As part of Alter’s teacher-bashing theme (at least bashing of public-school teachers), he writes that “KIPP isn’t fully replicable (not enough effective teachers to go around)…”
Yet I’ve been following KIPP for several years, and even KIPP doesn’t try to claim that its teachers are superior to teachers in traditional public schools. Alter isn’t the first befuddled journalist to leap to the assumption that some kind of magically superior teachers are KIPP’s secret, but there’s no evidence or even PR claiming that he’s right. (And leaping to assumptions isn’t such great journalism, either.)
The actual reason KIPP isn’t fully replicable is that it isn’t going to work with the unmotivated, low-functioning, disengaged and oppositional students from unmotivated, low-functioning, disengaged and oppositional families who are the true challenge to public education. Education researcher Richard Rothstein writes: “If schools can select (or attract) a disproportionate share of lower-class students whose performance is above average for their social class, those schools can appear to be quite successful. … But their successes provide no evidence that their instructional approaches would close the achievement gap for students who are average for their social class groups.” (From Rothstein’s book “Class and Schools: Using Social, Economic, and Educational Reform to Close the Black-White Achievement Gap.”)
It could be that Alter doesn’t agree with that viewpoint, but it’s far more likely that he doesn’t know it exists. His column breathes no hint that he does.

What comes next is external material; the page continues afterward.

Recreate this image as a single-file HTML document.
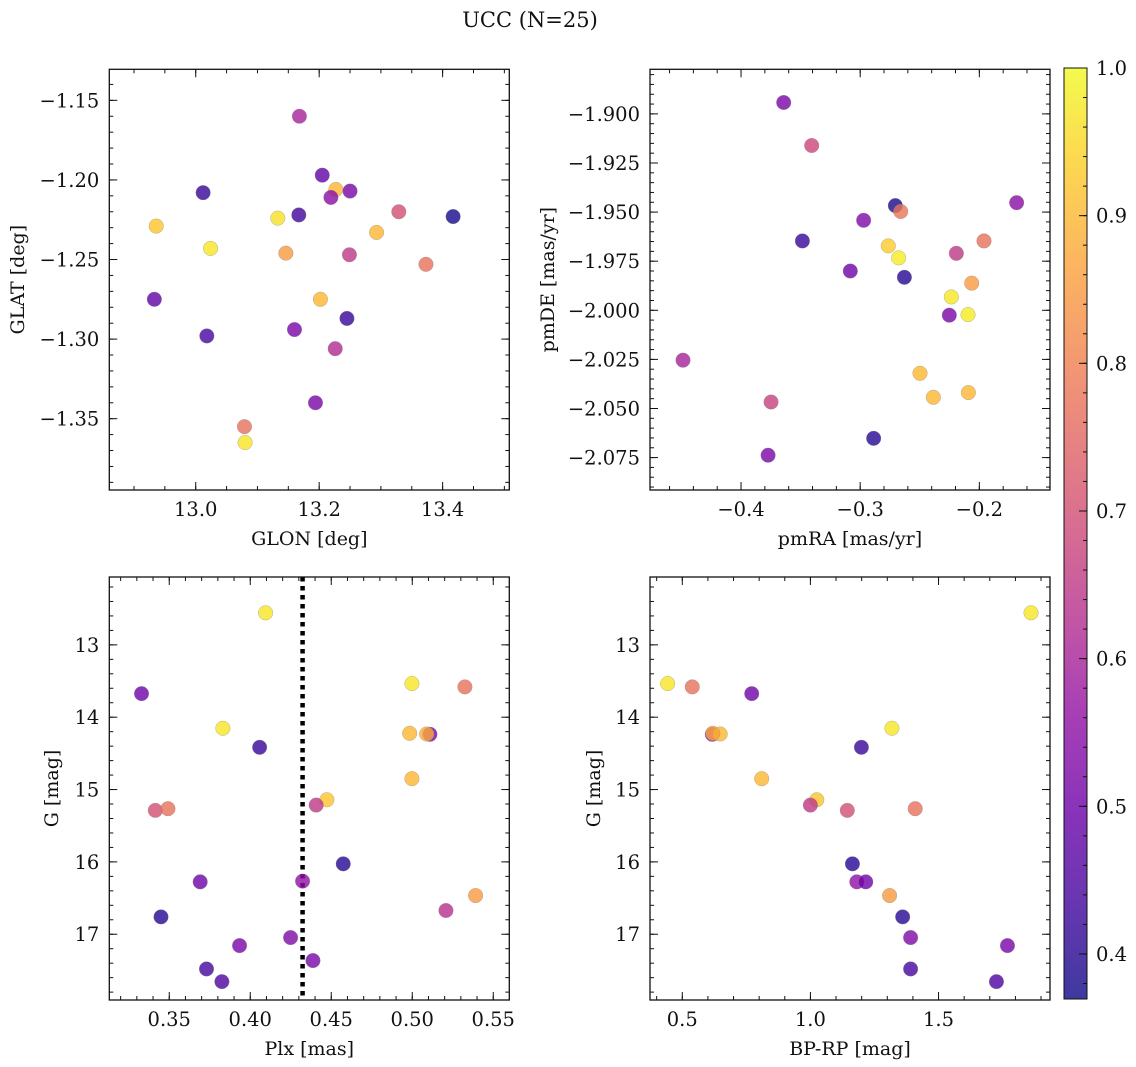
<!DOCTYPE html>
<html><head><meta charset="utf-8">
<style>
html,body{margin:0;padding:0;background:#fff;}
svg{display:block;font-family:"DejaVu Serif","Liberation Serif",serif;}
</style></head>
<body>
<svg id="fig" width="1136" height="1067" viewBox="0 0 1136 1067" xmlns="http://www.w3.org/2000/svg">
<text x="530" y="27" font-size="21" text-anchor="middle" fill="#111">UCC (N=25)</text>
</svg>
<script>
// ---------- data ----------
const glonVals=[13.168,13.205,13.012,13.227,13.250,13.219,13.329,13.417,13.167,13.133,12.936,13.293,13.024,13.146,13.249,13.373,12.933,13.202,13.245,13.018,13.160,13.226,13.194,13.079,13.080];
const glatVals=[-1.160,-1.197,-1.208,-1.206,-1.207,-1.211,-1.220,-1.223,-1.222,-1.224,-1.229,-1.233,-1.243,-1.246,-1.247,-1.253,-1.275,-1.275,-1.287,-1.298,-1.294,-1.306,-1.340,-1.355,-1.365];
const p1Color=[0.60,0.48,0.42,0.90,0.52,0.55,0.70,0.38,0.43,0.96,0.92,0.90,0.97,0.85,0.65,0.77,0.48,0.90,0.42,0.44,0.52,0.62,0.52,0.77,0.97];

const pmraVals=[-0.3642,-0.3407,-0.2705,-0.2660,-0.1687,-0.2971,-0.3485,-0.2764,-0.2677,-0.1961,-0.2193,-0.3083,-0.2629,-0.2064,-0.2235,-0.2252,-0.2095,-0.4487,-0.2498,-0.2386,-0.2092,-0.3748,-0.2887,-0.3773];
const pmdeVals=[-1.8942,-1.9161,-1.9467,-1.9497,-1.9452,-1.9542,-1.9647,-1.9672,-1.9733,-1.9647,-1.9710,-1.9800,-1.9832,-1.9862,-1.9932,-2.0025,-2.0022,-2.0254,-2.0321,-2.0443,-2.0419,-2.0467,-2.0652,-2.0738];
const p2Color=[0.52,0.68,0.38,0.78,0.55,0.53,0.42,0.93,0.98,0.77,0.65,0.50,0.40,0.85,0.97,0.52,0.98,0.60,0.90,0.90,0.90,0.67,0.40,0.52];

const plxVals=[0.4095,0.3329,0.4998,0.5325,0.3831,0.4058,0.4984,0.5109,0.5089,0.4998,0.4473,0.4407,0.3414,0.3492,0.4574,0.3691,0.4323,0.5391,0.5208,0.3449,0.4249,0.3934,0.4387,0.3730,0.3825];
const gPlxVals=[12.557,13.674,13.535,13.581,14.153,14.416,14.223,14.236,14.232,14.850,15.141,15.215,15.288,15.265,16.027,16.276,16.266,16.465,16.672,16.760,17.046,17.157,17.364,17.480,17.655];
const p3Color=[0.97,0.50,0.97,0.77,0.97,0.42,0.90,0.52,0.88,0.90,0.92,0.65,0.70,0.77,0.40,0.50,0.56,0.85,0.63,0.40,0.53,0.52,0.52,0.44,0.45];
const plxRef=[0.4323];

const bprpVals=[1.861,0.443,0.539,0.771,1.318,1.199,0.617,0.648,0.619,0.810,1.025,1.000,1.144,1.409,1.164,1.181,1.216,1.309,1.360,1.391,1.769,1.391,1.726];
const gCmdVals=[12.557,13.535,13.581,13.674,14.153,14.416,14.236,14.232,14.223,14.850,15.141,15.215,15.288,15.265,16.027,16.276,16.276,16.465,16.760,17.046,17.157,17.480,17.655];
const p4Color=[0.97,0.97,0.77,0.50,0.97,0.42,0.52,0.90,0.88,0.90,0.92,0.65,0.70,0.77,0.40,0.56,0.50,0.85,0.40,0.53,0.52,0.44,0.45];

const glonTicks=[13.0,13.2,13.4];
const glatTicks=[-1.15,-1.20,-1.25,-1.30,-1.35];
const pmraTicks=[-0.4,-0.3,-0.2];
const pmdeTicks=[-1.900,-1.925,-1.950,-1.975,-2.000,-2.025,-2.050,-2.075];
const plxTicks=[0.35,0.40,0.45,0.50,0.55];
const gTicks=[13,14,15,16,17];
const bprpTicks=[0.5,1.0,1.5];
const cbarTicks=[0.4,0.5,0.6,0.7,0.8,0.9,1.0];

// ---------- helpers ----------
const NS="http://www.w3.org/2000/svg";
const svg=document.getElementById('fig');
const TICKFS=19.5, LABFS=19;
function mk(tag,attrs,parent){const e=document.createElementNS(NS,tag);for(const k in attrs)e.setAttribute(k,attrs[k]);(parent||svg).appendChild(e);return e;}
const stops=[[13,8,135],[65,4,157],[106,0,168],[143,13,164],[177,42,144],[204,71,120],[225,100,98],[242,132,75],[252,166,54],[252,206,37],[240,249,33]];
const VMIN=0.3695,VMAX=1.0;
function plasma(t){t=Math.max(0,Math.min(1,t));const f=t*10;const i=Math.min(9,Math.floor(f));const r=f-i;const a=stops[i],b=stops[i+1];
 return 'rgb('+[0,1,2].map(k=>Math.round(a[k]+(b[k]-a[k])*r)).join(',')+')';}
function cmap(v){return plasma((v-VMIN)/(VMAX-VMIN));}
function fmt(v,d){return (v<0?'\u2212':'')+Math.abs(v).toFixed(d);}

function panel(cfg){
 const g=mk('g',{});
 
 
 const {x0,x1,y0,y1}=cfg;
 const sx=v=>x0+(v-cfg.xd[0])/(cfg.xd[1]-cfg.xd[0])*(x1-x0);
 const sy=v=>cfg.yinv? y0+(v-cfg.yd[0])/(cfg.yd[1]-cfg.yd[0])*(y1-y0) : y1-(v-cfg.yd[0])/(cfg.yd[1]-cfg.yd[0])*(y1-y0);
 const tg=mk('g',{stroke:'#111','stroke-width':1},g);
 
 
 const lo=Math.min(...cfg.xd),hi=Math.max(...cfg.xd);
 for(let v=Math.ceil(lo/cfg.xm-1e-6)*cfg.xm;v<=hi+1e-9;v+=cfg.xm){const X=sx(v);mk('line',{x1:X,x2:X,y1:y1,y2:y1-4},tg);mk('line',{x1:X,x2:X,y1:y0,y2:y0+4},tg);}
 const ylo=Math.min(...cfg.yd),yhi=Math.max(...cfg.yd);
 for(let v=Math.ceil(ylo/cfg.ym-1e-6)*cfg.ym;v<=yhi+1e-9;v+=cfg.ym){const Y=sy(v);mk('line',{x1:x0,x2:x0+4,y1:Y,y2:Y},tg);mk('line',{x1:x1,x2:x1-4,y1:Y,y2:Y},tg);}
 cfg.xt.forEach(v=>{const X=sx(v);mk('line',{x1:X,x2:X,y1:y1,y2:y1-8},tg);mk('line',{x1:X,x2:X,y1:y0,y2:y0+8},tg);
   const t=mk('text',{x:X,y:y1+26,'font-size':TICKFS,'text-anchor':'middle',fill:'#111'},g);t.textContent=fmt(v,cfg.xdp);
   
   });
 cfg.yt.forEach(v=>{const Y=sy(v);mk('line',{x1:x0,x2:x0+8,y1:Y,y2:Y},tg);mk('line',{x1:x1,x2:x1-8,y1:Y,y2:Y},tg);
   const t=mk('text',{x:x0-10,y:Y+7,'font-size':TICKFS,'text-anchor':'end',fill:'#111'},g);t.textContent=fmt(v,cfg.ydp);
   
   });
 if(cfg.vline){const X=sx(cfg.vline[0]);const l=mk('line',{x1:X,x2:X,y1:y0,y2:y1,stroke:'#000','stroke-width':4.5,'stroke-dasharray':'4.5 4.5'},g);
   
   }
 const pg=mk('g',{},g);
 
 
 cfg.xs.forEach((xv,i)=>{const c=mk('circle',{cx:sx(xv),cy:sy(cfg.ys[i]),r:7.3,fill:cmap(cfg.cs[i]),'fill-opacity':0.8,stroke:'#888','stroke-opacity':0.6,'stroke-width':0.5},pg);
   
   });
 const fr=mk('rect',{x:x0,y:y0,width:x1-x0,height:y1-y0,fill:'none',stroke:'#111','stroke-width':1.3},g);
 
 
 const xl=mk('text',{x:(x0+x1)/2,y:y1+55,'font-size':LABFS,'text-anchor':'middle',fill:'#111'},g);xl.textContent=cfg.xlabel;
 
 
 const yl=mk('text',{x:0,y:0,'font-size':LABFS,'text-anchor':'middle',fill:'#111',transform:`translate(${cfg.ylx},${(y0+y1)/2}) rotate(-90)`},g);yl.textContent=cfg.ylabel;
 
 
}

panel({name:'glon-glat-panel',x0:109.3,x1:509.3,y0:69.3,y1:490,xd:[12.860,13.508],yd:[-1.3948,-1.1305],xt:glonTicks,yt:glatTicks,xm:0.05,ym:0.01,xdp:1,ydp:2,
 xs:glonVals,ys:glatVals,cs:p1Color,xlabel:'GLON [deg]',ylabel:'GLAT [deg]',ylx:24});
panel({name:'pm-panel',x0:650,x1:1050,y0:69.3,y1:490,xd:[-0.4764,-0.1407],yd:[-2.0915,-1.8773],xt:pmraTicks,yt:pmdeTicks,xm:0.02,ym:0.005,xdp:1,ydp:3,
 xs:pmraVals,ys:pmdeVals,cs:p2Color,xlabel:'pmRA [mas/yr]',ylabel:'pmDE [mas/yr]',ylx:554});
panel({name:'plx-g-panel',x0:109.3,x1:509.3,y0:577,y1:1000,xd:[0.3130,0.5599],yd:[12.062,17.909],yinv:true,xt:plxTicks,yt:gTicks,xm:0.01,ym:0.2,xdp:2,ydp:0,
 xs:plxVals,ys:gPlxVals,cs:p3Color,vline:plxRef,xlabel:'Plx [mas]',ylabel:'G [mag]',ylx:58});
panel({name:'cmd-panel',x0:650,x1:1050,y0:577,y1:1000,xd:[0.374,1.935],yd:[12.062,17.909],yinv:true,xt:bprpTicks,yt:gTicks,xm:0.1,ym:0.2,xdp:1,ydp:0,
 xs:bprpVals,ys:gCmdVals,cs:p4Color,xlabel:'BP-RP [mag]',ylabel:'G [mag]',ylx:600});

// colorbar
(function(){
 const cx0=1064,cx1=1087,cy0=68,cy1=999;
 const g=mk('g',{});
 
 
 const defs=mk('defs',{},g);
 const lg=mk('linearGradient',{id:'cbg',x1:0,y1:1,x2:0,y2:0},defs);
 for(let i=0;i<=20;i++){const v=VMIN+(VMAX-VMIN)*i/20;mk('stop',{offset:(i/20),'stop-color':cmap(v),'stop-opacity':0.8},lg);}
 const r=mk('rect',{x:cx0,y:cy0,width:cx1-cx0,height:cy1-cy0,fill:'url(#cbg)',stroke:'#111','stroke-width':1},g);
 
 
 const sy=v=>cy1-(v-VMIN)/(VMAX-VMIN)*(cy1-cy0);
 for(let v=0.38;v<=1.0001;v+=0.02){const Y=sy(v);mk('line',{x1:cx1,x2:cx1-4,y1:Y,y2:Y,stroke:'#111'},g);}
 cbarTicks.forEach(v=>{const Y=sy(v);mk('line',{x1:cx1,x2:cx1-8,y1:Y,y2:Y,stroke:'#111'},g);
  const t=mk('text',{x:cx1+9,y:Y+7,'font-size':TICKFS,fill:'#111'},g);t.textContent=v.toFixed(1);
  
  });
})();
</script>
</body></html>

“We know what works to close the achievement gap,” Alter declares confidently. “Every low-income school should be measured by how close it gets to (KIPP’s) model, where kids go to school from 7:30 a.m. to 5 p.m. and part of the summer, and teachers are held strictly accountable for showing student achievement.”

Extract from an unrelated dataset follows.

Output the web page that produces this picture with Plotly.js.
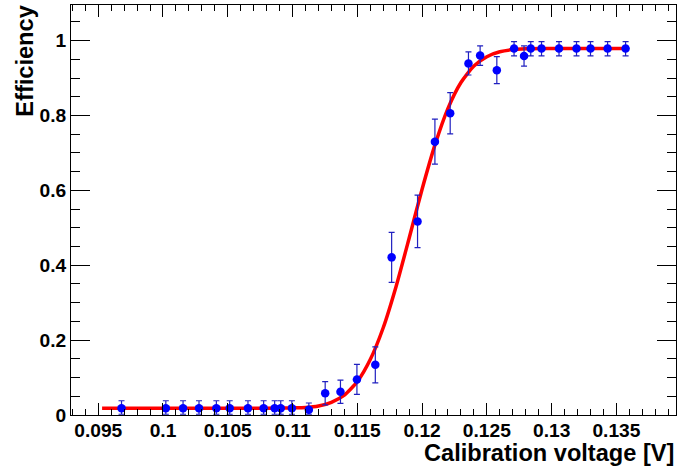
<!DOCTYPE html>
<html>
<head>
<meta charset="utf-8">
<script src="https://cdn.plot.ly/plotly-3.0.1.min.js"></script>
<style>html,body{margin:0;padding:0;background:#fff;}#chart{width:678px;height:468px;}</style>
</head>
<body>
<div id="chart"></div>
<script>
// ---- data ----
const voltage = [0.09680, 0.10022, 0.10155, 0.10278, 0.10412, 0.10515, 0.10656, 0.10777, 0.10862, 0.10909, 0.10995,
  0.11126, 0.11252, 0.11370, 0.11497, 0.11639, 0.11765, 0.11965, 0.12099, 0.12217, 0.12358, 0.12448, 0.12577,
  0.12710, 0.12787, 0.12839, 0.12922, 0.13057, 0.13192, 0.13300, 0.13432, 0.13571];
const efficiency = [0.018, 0.018, 0.018, 0.018, 0.018, 0.018, 0.018, 0.018, 0.018, 0.018, 0.018,
  0.014, 0.058, 0.062, 0.095, 0.134, 0.421, 0.517, 0.730, 0.806, 0.939, 0.960, 0.921,
  0.979, 0.959, 0.979, 0.979, 0.979, 0.979, 0.979, 0.979, 0.979];
const errHigh = [0.020, 0.020, 0.020, 0.020, 0.020, 0.020, 0.020, 0.020, 0.020, 0.020, 0.020,
  0.018, 0.031, 0.031, 0.040, 0.048, 0.067, 0.070, 0.060, 0.055, 0.031, 0.026, 0.036,
  0.018, 0.027, 0.018, 0.018, 0.018, 0.018, 0.018, 0.018, 0.018];
const errLow = [0.016, 0.016, 0.016, 0.016, 0.016, 0.016, 0.016, 0.016, 0.016, 0.016, 0.016,
  0.012, 0.031, 0.031, 0.040, 0.048, 0.067, 0.070, 0.060, 0.055, 0.031, 0.026, 0.036,
  0.020, 0.027, 0.020, 0.020, 0.020, 0.020, 0.020, 0.020, 0.020];

// fit curve
const fitVoltage = [0.0953, 0.100, 0.105, 0.108, 0.110, 0.111, 0.112, 0.113, 0.114, 0.115, 0.116, 0.117,
  0.118, 0.119, 0.120, 0.121, 0.122, 0.123, 0.124, 0.125, 0.126, 0.127, 0.128, 0.129, 0.131, 0.1357];
const fitEfficiency = [0.018, 0.018, 0.018, 0.018, 0.019, 0.020, 0.024, 0.034, 0.053, 0.089, 0.148, 0.233,
  0.344, 0.472, 0.603, 0.722, 0.819, 0.888, 0.932, 0.957, 0.970, 0.976, 0.978, 0.979, 0.979, 0.979];

const xTickVals = [0.095, 0.1, 0.105, 0.11, 0.115, 0.12, 0.125, 0.13, 0.135];
const xTickText = ['0.095', '0.1', '0.105', '0.11', '0.115', '0.12', '0.125', '0.13', '0.135'];
const yTickVals = [0, 0.2, 0.4, 0.6, 0.8, 1];
const yTickText = ['0', '0.2', '0.4', '0.6', '0.8', '1'];

const xTitle = 'Calibration voltage [V]';
const yTitle = 'Efficiency';

const FAM = '"Liberation Sans", Arial, Helvetica, sans-serif';
const titleSize = 23.6;
const tickSize = 19.2;

const traces = [
  {
    x: fitVoltage, y: fitEfficiency, type: 'scatter', mode: 'lines',
    line: { color: '#ff0000', width: 3.5, shape: 'spline', smoothing: 0.6 },
    hoverinfo: 'skip', showlegend: false
  },
  {
    x: voltage, y: efficiency, type: 'scatter', mode: 'markers',
    marker: { color: '#0000ff', size: 8.5 },
    error_y: { type: 'data', symmetric: false, array: errHigh, arrayminus: errLow, color: '#2020c0', thickness: 1.2, width: 3 },
    showlegend: false
  }
];

const axisCommon = {
  showline: true, linecolor: '#000', linewidth: 1, mirror: 'allticks',
  ticks: 'inside', tickcolor: '#000', tickwidth: 1,
  showgrid: false, zeroline: false,
  tickmode: 'array',
  tickfont: { family: FAM, size: tickSize, color: '#000', weight: 'bold' }
};

const layout = {
  width: 678, height: 468,
  margin: { l: 71, r: 2, t: 5, b: 53, pad: 0 },
  paper_bgcolor: '#fff', plot_bgcolor: '#fff',
  showlegend: false,
  xaxis: Object.assign({}, axisCommon, {
    range: [0.0929, 0.1396], tickvals: xTickVals, ticktext: xTickText.map(t => '<b>' + t + '</b>'), ticklen: 12,
    ticklabelstandoff: -2,
    minor: { tickmode: 'linear', tick0: 0.095, dtick: 0.001, ticks: 'inside', ticklen: 6, tickcolor: '#000', showgrid: false }
  }),
  yaxis: Object.assign({}, axisCommon, {
    range: [0, 1.095], tickvals: yTickVals, ticktext: yTickText.map(t => '<b>' + t + '</b>'), ticklen: 19,
    minor: { tickmode: 'linear', tick0: 0, dtick: 0.05, ticks: 'inside', ticklen: 9, tickcolor: '#000', showgrid: false }
  }),
  annotations: [
    { text: '<b>' + xTitle + '</b>', xref: 'paper', yref: 'paper', x: 1, y: -0.093, xanchor: 'right', yanchor: 'middle', showarrow: false,
      font: { family: FAM, size: titleSize, color: '#000' } },
    { text: '<b>' + yTitle + '</b>', xref: 'paper', yref: 'paper', x: -0.076, y: 1.002, xanchor: 'center', yanchor: 'top', textangle: -90, showarrow: false,
      font: { family: FAM, size: titleSize, color: '#000' } }
  ]
};

Plotly.newPlot('chart', traces, layout, { displayModeBar: false, staticPlot: true });
</script>
</body>
</html>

Well, running a school for longer hours and days costs a lot of extra bucks (and KIPP has lots more of those than traditional public schools). So Alter wants to judge schools based a standard they can only meet if they get extra funding. And again, I follow KIPP fairly closely, and I haven’t seen that KIPP attributes its successes to a notably high degree of teacher accountability. Alter’s cocksure comment isn’t based in reality.
Alter concludes with a series of recommendations for Obama, all of which stick with the blame-the-teachers theme.
I suspect that anyone more familiar with the inside of a diverse urban classroom than Jonathan Alter is (it’s evident that such a setting is as familiar to him as the surface of Mars) would have the same reaction I did: Send that man to teach in an overwhelmed inner-city school for a few months, and then let’s see how he feels about blaming and bashing teachers for the challenges such schools face.